This stall was once awarded in the Channel U television programme, which propelled its fame further.

It has the longest queue and it is surely one of the gems of Ghim Moh.

The wait can be a bit long and tedious as uncle prepares the dishes at his own pace, but their Fried Kway Teow ($3/ $4/ $5) is worth the wait for its fans.

While most hawkers are hidden in the background or you can throw a peek at how they cook up a fare, you would notice a window where you can watch uncle fry up plate-by-plate.

There are all the basis ingredients of eggs, cockles, kway teow, fried pork lard and lap cheong, along with reasonably good wok-hei.

Quite balanced flavours as well, even though you do not really taste that sweet-sauce. Guan Kee Fried Kway Teow (Ghim Moh Market and Food Centre)

Hjh Maimunah Restaurant @ Jalan Pisang
11 & 15 Jalan Pisang Singapore 199078
Tel : +65 6297 4294
Opening Hours: 7am – 8pm (Mon – Sat) Closed Sun

Hjh Maimunah should be a familiar name to the Muslim community in Singapore, as the restaurant was established since the early 1990s.

Its beginning was as a provider of Middle Eastern-based catering service for Hajj travellers who would come visiting once a year.

They serve up the ‘pesan’ style of Nasi Padang in which diners choose the food they want from the window display, which will then be shifted to an individual plate of rice, or served in small dishes which is better for sharing.

The signature dishes here include the Juicy Sundanese Grilled Chicken, Lemak Siput (a type of shellfish called needle snails cooked in spicy coconut gravy), Beef Rendang (braised beef cooked in coconut milk and spices) and variety of Barbecued Fish.

You can also order ala-carte dishes such as Sambal Goreng (stir fry with vegetables), Tahu Telur (bean curd omelette with spicy sauce), Sotong Hitam (squid cooked in squid ink) and Sup Buntut (oxtail soup). Hjh Maimunah Restaurant (Jalan Pisang)

Hock Hai (Hong Lim) Curry Chicken Noodle 福海(芳林)咖喱鸡米粉面
208 New Upper Changi Road, #01-58 Bedok Interchange Hawker Centre, Singapore 462208
Opening Hours: 9:30am – 10:30pm (Mon – Sun)

Known for its noodle bowls that brim with ingredients, it offers Curry Chicken Noodles at generous portions. (Wait, surprise, surprise. NOT Ah Heng or Heng Kee?)

The Curry Chicken Noodle was served in piping hot curry soup that was fragrant, medium-bodied and mildly spicy.

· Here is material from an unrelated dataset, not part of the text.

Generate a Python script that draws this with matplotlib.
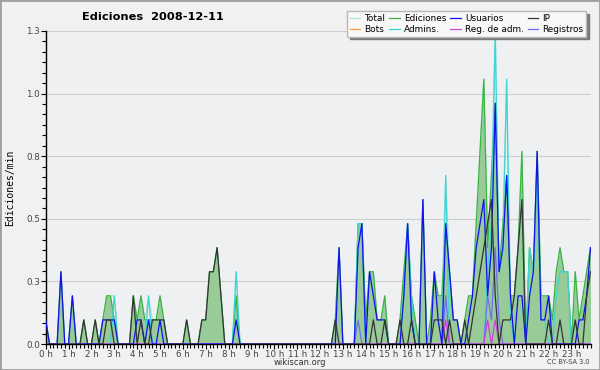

Prepared home-style ala grandma’s way of cooking, the soup tasted mildly sweet, savoury and spicy from the blend of different spices and coconut milk.

This came across as milder and not that overpowering. I can imagine some people would prefer curries that are more flavourful and aromatic. Hock Hai (Hong Lim) Curry Chicken Noodle (Bedok Interchange Food Centre)

Indocafe – The White House
35 Scotts Road, Singapore 228227
Opening Hours: 12pm – 2:30pm, 6pm – 10pm (Mon – Sat), Closed Sun

Indocafe may be slightly off-the-radar, but it does serve up delicious Peranakan food in a black-and-white building with historical significance.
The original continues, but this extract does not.